Work to be completed: Only the lines from the start of the data below through the line that contains "yticks = [0, 2, 4, 6, 8, 10, 12, 14, 16, 18]" are to be copied, exactly and without pictures.

Source excerpt:
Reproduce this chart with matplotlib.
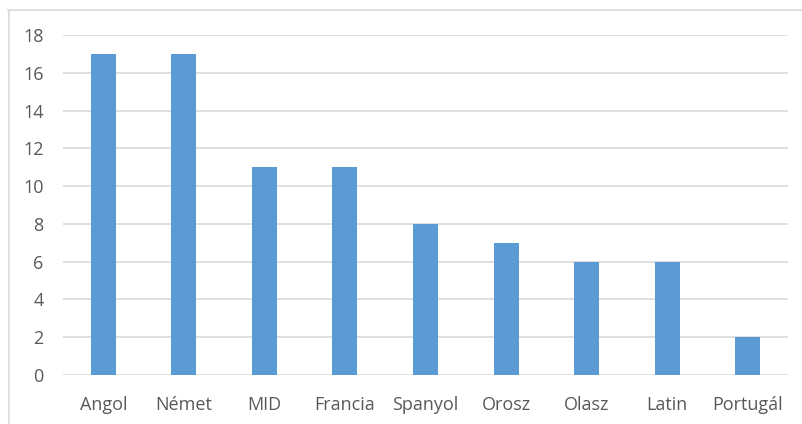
import matplotlib.pyplot as plt
from matplotlib.lines import Line2D

languages = ['Angol', 'Német', 'MID', 'Francia', 'Spanyol', 'Orosz', 'Olasz', 'Latin', 'Portugál']
counts = [17, 17, 11, 11, 8, 7, 6, 6, 2]
yticks = [0, 2, 4, 6, 8, 10, 12, 14, 16, 18]

plt.rcParams['font.family'] = ['Open Sans', 'DejaVu Sans']

fig = plt.figure(figsize=(8.03, 4.24), dpi=100)
ax = fig.add_axes([63 / 803, 1 - 375 / 424, 725 / 803, 340 / 424])

x = range(len(languages))
ax.bar(x, counts, width=0.31, color='#5B9BD5', zorder=3)
ax.set_xlim(-0.5, len(languages) - 0.5)
ax.set_ylim(0, 18)
ax.set_yticks(yticks)
ax.set_xticks(list(x))
ax.set_xticklabels(languages)
ax.grid(axis='y', color='#D9D9D9', linewidth=1.2, zorder=0)
for s in ax.spines.values():
    s.set_visible(False)
ax.tick_params(length=0, labelsize=13, labelcolor='#595959')
ax.tick_params(axis='y', pad=14)
ax.tick_params(axis='x', pad=15)

# chart frame (cut off at right and bottom)
fig.add_artist(Line2D([8.5 / 803, 8.5 / 803], [0, 1 - 10 / 424], color='#D9D9D9', linewidth=1.2))
fig.add_artist(Line2D([8 / 803, 1], [1 - 10 / 424, 1 - 10 / 424], color='#D9D9D9', linewidth=1.2))

fig.savefig('out.png', dpi=100)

Task response:
Reproduce this chart with matplotlib.
import matplotlib.pyplot as plt
from matplotlib.lines import Line2D

languages = ['Angol', 'Német', 'MID', 'Francia', 'Spanyol', 'Orosz', 'Olasz', 'Latin', 'Portugál']
counts = [17, 17, 11, 11, 8, 7, 6, 6, 2]
yticks = [0, 2, 4, 6, 8, 10, 12, 14, 16, 18]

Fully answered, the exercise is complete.